PROVIDED DATA:
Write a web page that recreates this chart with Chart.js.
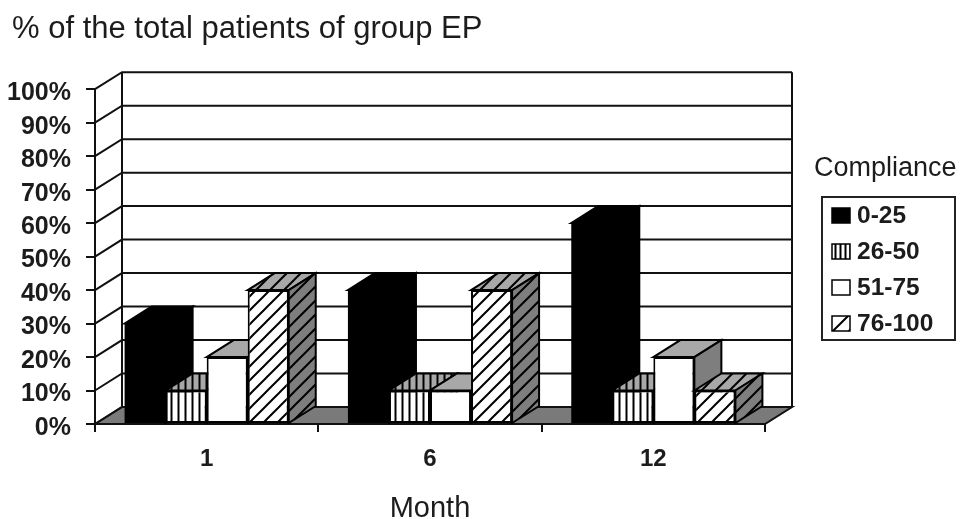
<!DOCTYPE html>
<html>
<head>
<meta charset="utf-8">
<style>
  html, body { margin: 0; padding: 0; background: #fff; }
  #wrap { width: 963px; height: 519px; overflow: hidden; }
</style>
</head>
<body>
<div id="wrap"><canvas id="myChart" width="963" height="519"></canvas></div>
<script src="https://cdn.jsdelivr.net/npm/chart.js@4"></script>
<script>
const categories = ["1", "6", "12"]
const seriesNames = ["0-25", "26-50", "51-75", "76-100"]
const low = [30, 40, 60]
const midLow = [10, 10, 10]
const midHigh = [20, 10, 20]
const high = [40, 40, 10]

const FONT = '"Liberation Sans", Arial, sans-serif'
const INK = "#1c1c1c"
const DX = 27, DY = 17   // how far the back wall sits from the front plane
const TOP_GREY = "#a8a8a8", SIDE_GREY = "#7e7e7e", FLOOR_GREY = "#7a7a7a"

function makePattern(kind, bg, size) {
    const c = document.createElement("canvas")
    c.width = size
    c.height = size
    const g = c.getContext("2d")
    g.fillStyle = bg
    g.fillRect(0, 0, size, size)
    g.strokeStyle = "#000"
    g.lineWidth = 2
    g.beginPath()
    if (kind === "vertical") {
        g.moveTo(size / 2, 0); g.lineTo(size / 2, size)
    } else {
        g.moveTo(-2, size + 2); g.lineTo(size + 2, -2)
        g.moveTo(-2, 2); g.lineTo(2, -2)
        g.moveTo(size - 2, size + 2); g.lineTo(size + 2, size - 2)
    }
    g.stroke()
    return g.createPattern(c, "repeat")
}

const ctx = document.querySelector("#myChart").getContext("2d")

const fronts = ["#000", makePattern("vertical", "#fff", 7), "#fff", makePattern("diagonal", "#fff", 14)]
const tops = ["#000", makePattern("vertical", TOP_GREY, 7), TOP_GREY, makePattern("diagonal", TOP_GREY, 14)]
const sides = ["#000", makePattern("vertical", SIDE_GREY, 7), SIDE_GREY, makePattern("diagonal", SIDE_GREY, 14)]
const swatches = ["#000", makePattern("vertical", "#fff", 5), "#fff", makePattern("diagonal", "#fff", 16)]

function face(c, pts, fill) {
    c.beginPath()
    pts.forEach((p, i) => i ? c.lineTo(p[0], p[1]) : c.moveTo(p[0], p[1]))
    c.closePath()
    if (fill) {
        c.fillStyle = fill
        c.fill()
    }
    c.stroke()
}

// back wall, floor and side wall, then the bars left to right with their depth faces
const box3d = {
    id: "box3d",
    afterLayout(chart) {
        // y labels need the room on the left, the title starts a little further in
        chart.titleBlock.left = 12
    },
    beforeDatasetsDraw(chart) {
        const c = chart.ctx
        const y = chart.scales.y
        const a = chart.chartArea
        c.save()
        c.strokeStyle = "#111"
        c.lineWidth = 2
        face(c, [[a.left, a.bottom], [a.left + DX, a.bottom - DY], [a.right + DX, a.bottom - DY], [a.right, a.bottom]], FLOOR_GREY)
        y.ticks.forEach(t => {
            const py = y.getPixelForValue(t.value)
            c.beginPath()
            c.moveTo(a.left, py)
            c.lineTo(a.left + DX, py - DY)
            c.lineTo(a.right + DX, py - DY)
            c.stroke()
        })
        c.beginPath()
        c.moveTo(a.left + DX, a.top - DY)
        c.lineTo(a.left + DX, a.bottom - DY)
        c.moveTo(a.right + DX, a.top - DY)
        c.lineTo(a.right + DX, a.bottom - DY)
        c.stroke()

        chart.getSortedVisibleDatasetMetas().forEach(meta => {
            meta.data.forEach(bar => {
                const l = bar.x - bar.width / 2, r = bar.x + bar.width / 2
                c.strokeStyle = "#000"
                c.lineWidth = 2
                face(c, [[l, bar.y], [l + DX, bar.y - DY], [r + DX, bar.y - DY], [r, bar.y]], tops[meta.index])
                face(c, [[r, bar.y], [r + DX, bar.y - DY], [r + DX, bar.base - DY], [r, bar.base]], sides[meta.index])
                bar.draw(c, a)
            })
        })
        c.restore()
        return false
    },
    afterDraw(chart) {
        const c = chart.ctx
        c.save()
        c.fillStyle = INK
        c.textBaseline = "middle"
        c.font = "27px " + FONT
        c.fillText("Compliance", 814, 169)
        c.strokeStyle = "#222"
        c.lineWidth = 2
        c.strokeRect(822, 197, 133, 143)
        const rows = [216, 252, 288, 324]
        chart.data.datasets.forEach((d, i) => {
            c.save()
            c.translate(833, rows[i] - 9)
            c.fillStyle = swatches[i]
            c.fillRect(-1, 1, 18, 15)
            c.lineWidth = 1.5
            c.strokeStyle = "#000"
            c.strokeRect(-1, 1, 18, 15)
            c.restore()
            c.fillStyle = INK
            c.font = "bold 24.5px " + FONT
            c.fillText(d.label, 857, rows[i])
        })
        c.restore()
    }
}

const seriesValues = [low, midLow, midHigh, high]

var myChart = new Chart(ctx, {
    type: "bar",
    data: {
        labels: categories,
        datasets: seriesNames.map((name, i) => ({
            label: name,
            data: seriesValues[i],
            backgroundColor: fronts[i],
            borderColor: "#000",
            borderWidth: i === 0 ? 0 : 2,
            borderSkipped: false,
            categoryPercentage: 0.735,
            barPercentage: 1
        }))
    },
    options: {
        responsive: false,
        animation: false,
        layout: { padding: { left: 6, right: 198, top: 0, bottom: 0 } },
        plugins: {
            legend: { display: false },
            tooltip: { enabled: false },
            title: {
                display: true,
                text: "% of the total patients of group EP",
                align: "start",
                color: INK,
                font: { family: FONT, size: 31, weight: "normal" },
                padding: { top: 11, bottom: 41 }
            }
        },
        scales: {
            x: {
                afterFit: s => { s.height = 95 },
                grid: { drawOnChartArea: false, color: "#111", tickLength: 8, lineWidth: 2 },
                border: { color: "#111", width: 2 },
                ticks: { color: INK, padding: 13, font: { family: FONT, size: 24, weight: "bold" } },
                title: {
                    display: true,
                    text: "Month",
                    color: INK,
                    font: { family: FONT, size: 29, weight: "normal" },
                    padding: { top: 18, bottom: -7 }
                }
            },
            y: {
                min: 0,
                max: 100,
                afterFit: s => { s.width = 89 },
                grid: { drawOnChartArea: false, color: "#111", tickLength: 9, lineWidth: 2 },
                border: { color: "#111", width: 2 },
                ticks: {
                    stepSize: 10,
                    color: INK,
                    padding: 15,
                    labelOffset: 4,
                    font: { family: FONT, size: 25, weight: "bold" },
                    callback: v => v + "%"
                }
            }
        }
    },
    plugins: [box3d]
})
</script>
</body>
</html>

--

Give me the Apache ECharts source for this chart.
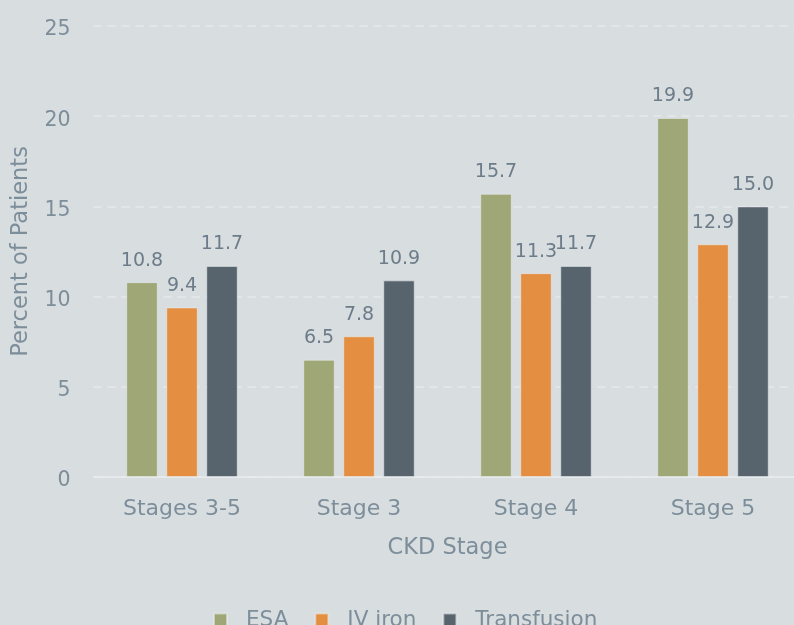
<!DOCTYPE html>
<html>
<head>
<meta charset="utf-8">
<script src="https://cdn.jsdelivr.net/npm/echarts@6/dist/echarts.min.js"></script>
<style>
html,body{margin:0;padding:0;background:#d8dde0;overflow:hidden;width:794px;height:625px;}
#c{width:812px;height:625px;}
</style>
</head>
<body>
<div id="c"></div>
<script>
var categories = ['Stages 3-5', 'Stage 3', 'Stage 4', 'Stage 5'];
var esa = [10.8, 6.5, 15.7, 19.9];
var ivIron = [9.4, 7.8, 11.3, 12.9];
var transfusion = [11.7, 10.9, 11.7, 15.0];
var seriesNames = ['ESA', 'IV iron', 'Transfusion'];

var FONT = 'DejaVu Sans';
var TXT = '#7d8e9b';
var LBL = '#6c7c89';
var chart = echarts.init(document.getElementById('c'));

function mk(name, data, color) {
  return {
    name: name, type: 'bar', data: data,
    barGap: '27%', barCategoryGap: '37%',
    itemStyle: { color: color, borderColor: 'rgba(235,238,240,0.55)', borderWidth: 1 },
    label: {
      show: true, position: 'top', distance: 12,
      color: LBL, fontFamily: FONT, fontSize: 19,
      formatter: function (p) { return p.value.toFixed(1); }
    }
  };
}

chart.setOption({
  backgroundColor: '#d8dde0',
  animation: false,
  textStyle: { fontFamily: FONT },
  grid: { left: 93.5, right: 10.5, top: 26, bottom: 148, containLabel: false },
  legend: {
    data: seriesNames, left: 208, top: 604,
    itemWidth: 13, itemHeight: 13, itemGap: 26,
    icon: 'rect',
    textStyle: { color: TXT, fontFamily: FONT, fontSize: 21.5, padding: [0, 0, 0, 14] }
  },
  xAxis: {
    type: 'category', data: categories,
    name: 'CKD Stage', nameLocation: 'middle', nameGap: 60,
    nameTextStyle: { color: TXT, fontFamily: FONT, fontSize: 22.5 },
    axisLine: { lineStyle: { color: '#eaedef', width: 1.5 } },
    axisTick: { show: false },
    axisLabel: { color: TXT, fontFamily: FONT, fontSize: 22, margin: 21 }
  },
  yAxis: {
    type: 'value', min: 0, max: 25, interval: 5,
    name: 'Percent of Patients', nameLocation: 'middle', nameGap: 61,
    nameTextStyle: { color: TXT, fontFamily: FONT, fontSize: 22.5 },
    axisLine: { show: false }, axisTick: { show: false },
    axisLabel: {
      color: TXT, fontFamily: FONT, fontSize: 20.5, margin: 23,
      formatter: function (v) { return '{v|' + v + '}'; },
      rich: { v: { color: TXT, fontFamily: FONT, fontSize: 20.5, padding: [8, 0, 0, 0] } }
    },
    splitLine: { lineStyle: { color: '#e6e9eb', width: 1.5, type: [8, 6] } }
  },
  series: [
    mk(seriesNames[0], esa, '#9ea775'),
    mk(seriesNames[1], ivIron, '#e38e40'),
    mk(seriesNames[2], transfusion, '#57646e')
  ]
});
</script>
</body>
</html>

GOAL:
Looking above, find the stretch of lines that opens with the one holding "Write a web" and closes with the one holding "const high = [40, 40, 10]". Copy it exactly, pictures excluded.

EXERCISE OUTPUT:
Write a web page that recreates this chart with Chart.js.
<!DOCTYPE html>
<html>
<head>
<meta charset="utf-8">
<style>
  html, body { margin: 0; padding: 0; background: #fff; }
  #wrap { width: 963px; height: 519px; overflow: hidden; }
</style>
</head>
<body>
<div id="wrap"><canvas id="myChart" width="963" height="519"></canvas></div>
<script src="https://cdn.jsdelivr.net/npm/chart.js@4"></script>
<script>
const categories = ["1", "6", "12"]
const seriesNames = ["0-25", "26-50", "51-75", "76-100"]
const low = [30, 40, 60]
const midLow = [10, 10, 10]
const midHigh = [20, 10, 20]
const high = [40, 40, 10]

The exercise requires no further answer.